Afi Tekple and her mother are made homeless and driven to poverty following the untimely death of her civil servant father. Denied of any inheritance by the greedy and opportunistic Uncle Pious, they are rescued by Aunty Faustina, the matriarch of the Ganyo family who puts them up and gives Afi’s mother a job at her flour distribution depot.
Mother and daughter essentially owe their wellbeing to Aunty such that when she makes a proposal requesting that Afi marries her rich, business mogul son Elikem (Eli), it is both a gift that changes their realities and an opportunity to pay back Aunty for all she had done for them.
But it is not the usual arranged marriage which is not strange in African societies. Afi has a higher responsibility put on her shoulders. Her husband Elikem is entangled with his Liberian mistress, Muna who his family disapproves of and with whom he has a daughter. Afi’s marriage to him was to wrestle him away from the grips of Muna who they paint as a diabolic, ugly and uncultured woman who cannot take care of her own child and has cast a spell on their son.
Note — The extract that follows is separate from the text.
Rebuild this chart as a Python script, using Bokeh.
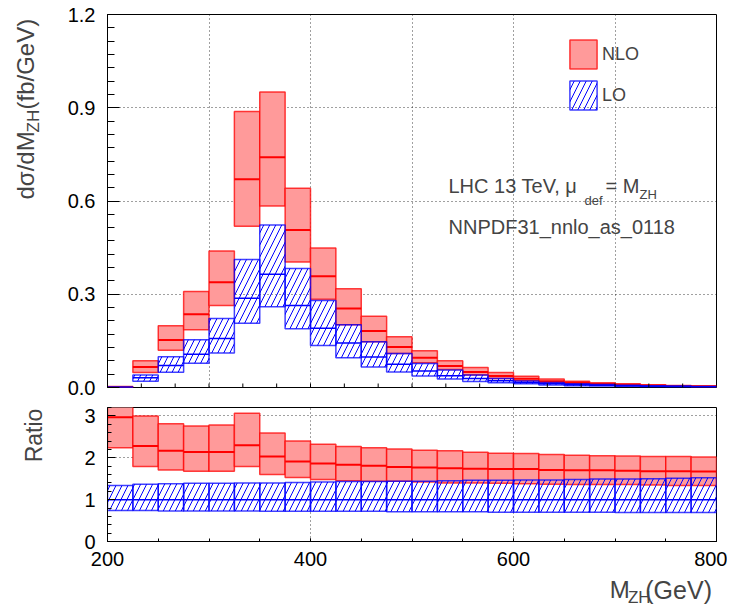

From the outset, it is clear that the marriage was a strange arrangement. Eli, the groom is absent at his own traditional marriage ceremony. Afi, the naïve seamstress who has lived most of her life in rural Ghana is married off to an older more sophisticated man she hardly knew, and had barely met. She wonders about her future, this problem she has been selected to solve and worries about even meeting up to the requirements of being a wife to a Ganyo. Her doubts are mediated, for the most part, by the palpable joy of her mother, the reassurance of Aunty and the other Ganyos (Yaya and Richard) and the encouragement of her closest cousin, Mawusi.
After moving to Accra where her husband lives, she is esconced in a fancy apartment where she was to wait for her husband to come to her. It will be many weeks before he appears. During this time, Afi, leverages the Ganyo connections to begin attending a fashion design school to fulfil her dreams. When Eli finally shows up, appearing first at intervals and then more frequently, they fall into a fairytale romance which leads to her becoming pregnant. While Afi had succeeded in establishing herself as Elikem Ganyo’s wife, even bearing him a son, she never succeeded at the other mission of taking the Liberian mistress out of the picture. Indeed, Muna continued to live with him, in his main house.
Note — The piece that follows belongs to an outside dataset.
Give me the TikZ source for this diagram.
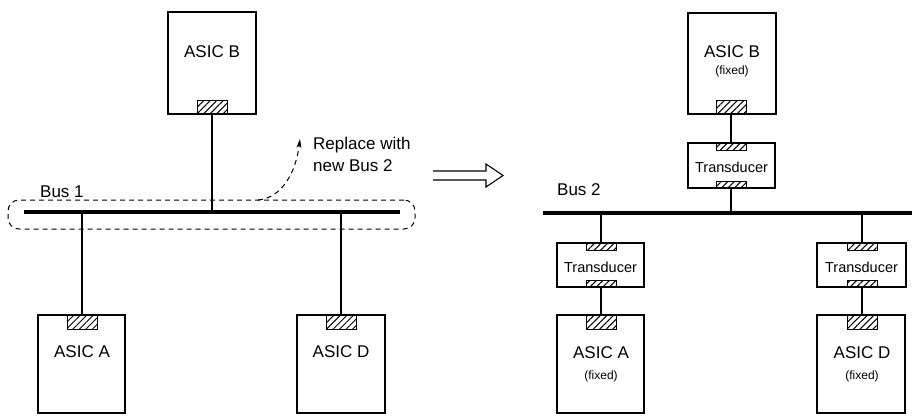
\documentclass[tikz,border=0pt]{standalone}
\usepackage{fontspec}
\setmainfont{Liberation Sans}
\usetikzlibrary{arrows.meta,patterns.meta}
\begin{document}
\begin{tikzpicture}[x=1pt,y=-1pt,
 box/.style={draw, line width=1.4pt, inner sep=0pt},
 port/.style={draw, line width=1pt, inner sep=0pt, minimum width=30pt, pattern={Lines[angle=45,distance=4.6pt,line width=1pt]}},
 bigport/.style={port, minimum height=14pt},
 smallport/.style={port, minimum height=7pt},
 wire/.style={line width=1.1pt},
 busline/.style={line width=3.4pt},
 lbl/.style={font=\fontsize{17}{20}\selectfont, inner sep=0pt},
 tlbl/.style={font=\fontsize{14.5}{16}\selectfont, inner sep=0pt},
 flbl/.style={font=\fontsize{12}{14}\selectfont, inner sep=0pt},
 dashline/.style={line width=1pt, dash pattern=on 5pt off 4pt},
]
\useasboundingbox (0,0) rectangle (912,415);

% ---------------- Left: original system ----------------
\node[box, minimum width=88pt, minimum height=102pt] (B1) at (212,63) {};
\node[bigport] (pB1) at (212,107) {};
\node[lbl] (tB1) at (212,52) {ASIC B};

\node[box, minimum width=87pt, minimum height=98pt] (A1) at (81.5,364) {};
\node[bigport] (pA1) at (82,322) {};
\node[lbl] (tA1) at (82,352) {ASIC A};

\node[box, minimum width=88pt, minimum height=98pt] (D1) at (341,364) {};
\node[bigport] (pD1) at (341,322) {};
\node[lbl] (tD1) at (341,352) {ASIC D};

\coordinate (bus1l) at (24,212);
\coordinate (bus1r) at (400,212);
\draw[busline] (bus1l) -- (bus1r);
\node[lbl, anchor=west] (bus1lbl) at (40,192) {Bus 1};

\draw[wire] (pB1.south) -- (pB1.south |- bus1l);
\draw[wire] (pA1.north |- bus1l) -- (pA1.north);
\draw[wire] (pD1.north |- bus1l) -- (pD1.north);

\node[draw, dashline, rounded corners=11pt, minimum width=407pt, minimum height=29pt, inner sep=0pt] (sel) at (211.5,214.5) {};
\coordinate (dstart) at (258,200);
\coordinate (dend) at (300,139);
\draw[dashline, -{Stealth[length=9pt,width=5pt]}] (dstart) .. controls (282,198) and (296,172) .. (dend);
\node[lbl, anchor=north west, align=left, font=\fontsize{17}{22}\selectfont] (repl) at (313,137) {Replace with\\new Bus 2};

% ---------------- Transition arrow ----------------
\draw[line width=1.1pt, line join=miter] (433,171) -- (486,171) -- (486,164) -- (503,175.5) -- (486,187) -- (486,180) -- (433,180);

% ---------------- Right: new system ----------------
\node[box, minimum width=88pt, minimum height=101pt] (B2) at (732,63.5) {};
\node[bigport] (pB2) at (731,107) {};
\node[lbl] (tB2) at (732,52) {ASIC B};
\node[flbl] (fB2) at (732,71) {(fixed)};

\node[box, minimum width=87pt, minimum height=45pt] (TB) at (731.5,165.5) {};
\node[smallport] (TBt) at (731,146.5) {};
\node[smallport] (TBb) at (731,184.5) {};
\node[tlbl] (tTB) at (731.5,167) {Transducer};

\coordinate (bus2l) at (543,213);
\coordinate (bus2r) at (912,213);
\draw[busline] (bus2l) -- (bus2r);
\node[lbl, anchor=west] (bus2lbl) at (557,190) {Bus 2};

\node[box, minimum width=87pt, minimum height=44pt] (TA) at (600.5,265) {};
\node[smallport] (TAt) at (601,246.5) {};
\node[smallport] (TAb) at (601,283.5) {};
\node[tlbl] (tTA) at (600.5,267) {Transducer};

\node[box, minimum width=87pt, minimum height=98pt] (A2) at (600.5,364) {};
\node[bigport] (pA2) at (601,322) {};
\node[lbl] (tA2) at (601,353) {ASIC A};
\node[flbl] (fA2) at (601,376) {(fixed)};

\node[box, minimum width=89pt, minimum height=44pt] (TD) at (861.5,265) {};
\node[smallport] (TDt) at (862,246.5) {};
\node[smallport] (TDb) at (862,283.5) {};
\node[tlbl] (tTD) at (861.5,267) {Transducer};

\node[box, minimum width=88pt, minimum height=98pt] (D2) at (861,364) {};
\node[bigport] (pD2) at (862,322) {};
\node[lbl] (tD2) at (862,353) {ASIC D};
\node[flbl] (fD2) at (862,376) {(fixed)};

\draw[wire] (pB2.south) -- (TBt.north);
\draw[wire] (TBb.south) -- (TBb.south |- bus2l);
\draw[wire] (TAt.north |- bus2l) -- (TAt.north);
\draw[wire] (TAb.south) -- (pA2.north);
\draw[wire] (TDt.north |- bus2l) -- (TDt.north);
\draw[wire] (TDb.south) -- (pD2.north);
\end{tikzpicture}
\end{document}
Afi must take brave but decisive actions to force Elikem’s hand and change the situation, ensuirng she moves into the main house to take her position as his wife. For a period, after the birth of their son, it seemed she was living the fairy tale life, graduating from her design school, starting her own outlet while enjoying the love and care of her husband. An incident will however bring her to the sudden realisation that she was living a lie forcing her to make even braver decisions to assert herself and break free from the emotional entanglements and deceit that had left her living to fulfil the desires of others.
Peace Medie in this exciting debut delivers at once, an exciting and compelling story complete with humour, love and the many ramification of life in contemporary Ghana while also highlighting the many other challenges of life on the continent including sexism, classism and patriarchy. It is also a story about the influence of our extended families, the idea of having a duty to family and how money can dramatically transform people’s lives.
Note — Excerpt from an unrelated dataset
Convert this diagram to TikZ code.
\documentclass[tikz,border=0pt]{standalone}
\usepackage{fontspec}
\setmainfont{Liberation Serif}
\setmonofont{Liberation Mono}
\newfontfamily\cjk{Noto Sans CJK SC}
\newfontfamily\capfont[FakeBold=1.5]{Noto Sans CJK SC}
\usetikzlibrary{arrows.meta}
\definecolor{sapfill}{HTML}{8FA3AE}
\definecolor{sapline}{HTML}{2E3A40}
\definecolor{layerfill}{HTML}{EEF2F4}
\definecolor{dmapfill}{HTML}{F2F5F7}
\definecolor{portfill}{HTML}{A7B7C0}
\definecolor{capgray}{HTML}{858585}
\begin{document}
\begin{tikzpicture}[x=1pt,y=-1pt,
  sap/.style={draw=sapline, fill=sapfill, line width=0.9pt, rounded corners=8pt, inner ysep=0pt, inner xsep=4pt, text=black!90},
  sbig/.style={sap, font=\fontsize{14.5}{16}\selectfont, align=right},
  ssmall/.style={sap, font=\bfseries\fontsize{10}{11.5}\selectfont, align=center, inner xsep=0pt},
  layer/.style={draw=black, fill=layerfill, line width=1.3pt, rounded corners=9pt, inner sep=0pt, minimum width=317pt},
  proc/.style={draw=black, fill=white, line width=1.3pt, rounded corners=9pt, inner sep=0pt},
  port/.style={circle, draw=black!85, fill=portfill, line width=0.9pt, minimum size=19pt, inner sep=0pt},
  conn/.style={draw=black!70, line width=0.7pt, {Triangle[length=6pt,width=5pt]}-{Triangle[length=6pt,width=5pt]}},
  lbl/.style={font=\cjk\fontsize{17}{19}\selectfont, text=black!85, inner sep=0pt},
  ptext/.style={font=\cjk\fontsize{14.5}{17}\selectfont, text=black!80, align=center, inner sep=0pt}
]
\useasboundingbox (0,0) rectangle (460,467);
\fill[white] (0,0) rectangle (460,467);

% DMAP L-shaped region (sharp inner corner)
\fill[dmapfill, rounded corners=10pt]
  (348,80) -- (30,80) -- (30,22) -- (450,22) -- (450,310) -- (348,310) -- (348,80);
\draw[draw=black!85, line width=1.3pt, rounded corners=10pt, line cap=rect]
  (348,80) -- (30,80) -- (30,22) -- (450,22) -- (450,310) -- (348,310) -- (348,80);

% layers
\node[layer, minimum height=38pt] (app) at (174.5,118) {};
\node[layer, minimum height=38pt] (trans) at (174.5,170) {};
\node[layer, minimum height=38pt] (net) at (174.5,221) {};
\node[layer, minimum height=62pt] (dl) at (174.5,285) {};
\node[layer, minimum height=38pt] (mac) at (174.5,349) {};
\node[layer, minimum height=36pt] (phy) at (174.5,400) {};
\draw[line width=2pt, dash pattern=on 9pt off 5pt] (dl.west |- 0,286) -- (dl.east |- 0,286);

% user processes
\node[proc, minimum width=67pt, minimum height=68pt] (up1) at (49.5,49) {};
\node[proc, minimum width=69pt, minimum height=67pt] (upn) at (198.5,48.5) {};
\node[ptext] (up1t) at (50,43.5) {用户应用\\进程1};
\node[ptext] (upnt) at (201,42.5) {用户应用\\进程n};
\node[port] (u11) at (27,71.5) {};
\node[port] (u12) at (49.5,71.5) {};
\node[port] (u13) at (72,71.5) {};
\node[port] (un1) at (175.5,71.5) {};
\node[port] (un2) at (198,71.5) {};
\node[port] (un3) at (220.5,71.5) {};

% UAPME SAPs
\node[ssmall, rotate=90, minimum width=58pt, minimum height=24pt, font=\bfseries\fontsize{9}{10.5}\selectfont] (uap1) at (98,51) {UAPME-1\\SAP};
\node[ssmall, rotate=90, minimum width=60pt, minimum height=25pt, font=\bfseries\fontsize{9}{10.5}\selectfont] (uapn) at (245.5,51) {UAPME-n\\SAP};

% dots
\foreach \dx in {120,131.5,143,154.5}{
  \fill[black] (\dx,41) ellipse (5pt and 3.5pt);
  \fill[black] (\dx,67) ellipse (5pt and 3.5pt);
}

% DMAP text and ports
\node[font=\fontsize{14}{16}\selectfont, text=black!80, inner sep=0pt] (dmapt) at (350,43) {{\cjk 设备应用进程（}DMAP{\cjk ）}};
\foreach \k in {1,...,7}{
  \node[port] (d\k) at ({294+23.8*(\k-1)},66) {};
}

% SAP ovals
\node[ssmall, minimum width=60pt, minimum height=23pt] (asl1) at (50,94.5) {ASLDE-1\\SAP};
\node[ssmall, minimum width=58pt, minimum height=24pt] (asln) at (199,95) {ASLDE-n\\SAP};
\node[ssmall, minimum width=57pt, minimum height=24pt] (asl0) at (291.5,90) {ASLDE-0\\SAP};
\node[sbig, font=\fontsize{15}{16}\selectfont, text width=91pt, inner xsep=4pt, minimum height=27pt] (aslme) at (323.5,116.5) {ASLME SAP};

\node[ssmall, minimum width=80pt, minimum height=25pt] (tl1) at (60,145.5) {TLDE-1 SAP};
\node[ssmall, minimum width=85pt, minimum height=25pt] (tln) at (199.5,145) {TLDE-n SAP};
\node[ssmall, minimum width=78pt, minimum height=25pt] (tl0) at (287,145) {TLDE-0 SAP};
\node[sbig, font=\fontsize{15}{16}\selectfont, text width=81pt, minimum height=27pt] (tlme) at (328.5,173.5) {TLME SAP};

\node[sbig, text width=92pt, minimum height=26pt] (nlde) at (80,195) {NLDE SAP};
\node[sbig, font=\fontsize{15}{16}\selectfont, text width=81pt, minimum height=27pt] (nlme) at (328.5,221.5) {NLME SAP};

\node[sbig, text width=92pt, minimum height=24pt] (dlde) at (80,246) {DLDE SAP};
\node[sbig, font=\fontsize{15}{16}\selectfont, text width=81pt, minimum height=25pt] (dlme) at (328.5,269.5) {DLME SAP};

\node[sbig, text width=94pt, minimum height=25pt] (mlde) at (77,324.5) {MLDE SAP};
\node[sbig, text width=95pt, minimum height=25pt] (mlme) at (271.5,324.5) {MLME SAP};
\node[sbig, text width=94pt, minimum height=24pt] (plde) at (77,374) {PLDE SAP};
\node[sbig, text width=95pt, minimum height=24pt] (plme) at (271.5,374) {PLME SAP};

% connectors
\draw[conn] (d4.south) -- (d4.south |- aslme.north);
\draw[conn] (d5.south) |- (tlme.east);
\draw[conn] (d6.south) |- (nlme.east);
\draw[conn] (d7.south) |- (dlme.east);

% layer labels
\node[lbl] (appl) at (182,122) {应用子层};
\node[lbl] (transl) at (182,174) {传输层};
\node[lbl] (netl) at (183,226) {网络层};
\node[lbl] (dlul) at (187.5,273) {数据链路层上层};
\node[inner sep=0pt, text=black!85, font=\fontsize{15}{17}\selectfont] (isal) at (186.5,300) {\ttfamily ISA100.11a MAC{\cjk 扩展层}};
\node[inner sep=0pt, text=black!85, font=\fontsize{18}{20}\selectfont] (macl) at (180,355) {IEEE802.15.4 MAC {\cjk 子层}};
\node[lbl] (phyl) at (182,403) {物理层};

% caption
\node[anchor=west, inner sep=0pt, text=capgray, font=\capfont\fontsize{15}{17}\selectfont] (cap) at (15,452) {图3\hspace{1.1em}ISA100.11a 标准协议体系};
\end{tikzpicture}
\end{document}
The prose is easy and free flowing, delivered in simple but engaging language. The characters are exciting and the transition in Afi’s character from a naïve young lady to a confident woman, determined to live life on her own terms was well handled to Medie’s credit.
Described as the‘Crazy rich Asians for West Africa’, His Only Wife ticks all the right boxes and is a worthy addition to the collection of every keen lover of African stories.
Peace Adze Medie | Parresia Publishing, 2020 | 262 pages.